Progress continues on a casino for the ACT, with tenders closing at the end of September. In response to the report of the Select Committee on Cultural Activities and Facilities, I wish to renew my Government's commitment that the premium from the operation of the casino will be used to enhance community facilities in the ACT.

Revenues

As I said earlier, our strategy for achieving a balanced budget has not relied heavily on increasing revenues. But, given the rapid adjustment forced by the Commonwealth retreat, some new measures have been unavoidable. I have already announced the introduction of a natural gas levy. Tobacco licence fees have been increased to 50 per cent, keeping in line with New South Wales arrangements.

We have carefully reviewed our earlier decision to make investment properties liable for land tax from 1 August 1991. In the light of community concern, we have decided that there should be relief for ACT residents temporarily posted out of Canberra because of the requirements of their employment.

In addition, some stamp duties will be adjusted to raise $2.9m in 1991-92 and $4.3m in a full year. Amongst these changes is an increase in stamp duty on commercial leases from 35c to 50c per $100. Liability for the payment of duty on leases will be shifted from the lessee to the lessor. This will allow the Territory to broaden its tax base by taxing all rented commercial property, including some Commonwealth rented accommodation.

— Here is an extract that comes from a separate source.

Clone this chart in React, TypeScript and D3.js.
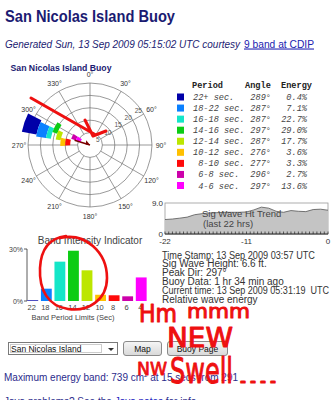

The rate of duty on general insurance policies, other than motor vehicle policies, will be increased from 7 per cent to 10 per cent. Duty on the transfer of motor vehicles will increase from 2 per cent to 2.5 per cent. These increases should have minimal impact on economic activity within the Territory. Some relief will be provided by the Government's decision to abolish stamp duty on residential tenancy agreements. Collection of this tax involves a large administrative effort for a low return in revenue. We are all better off without it.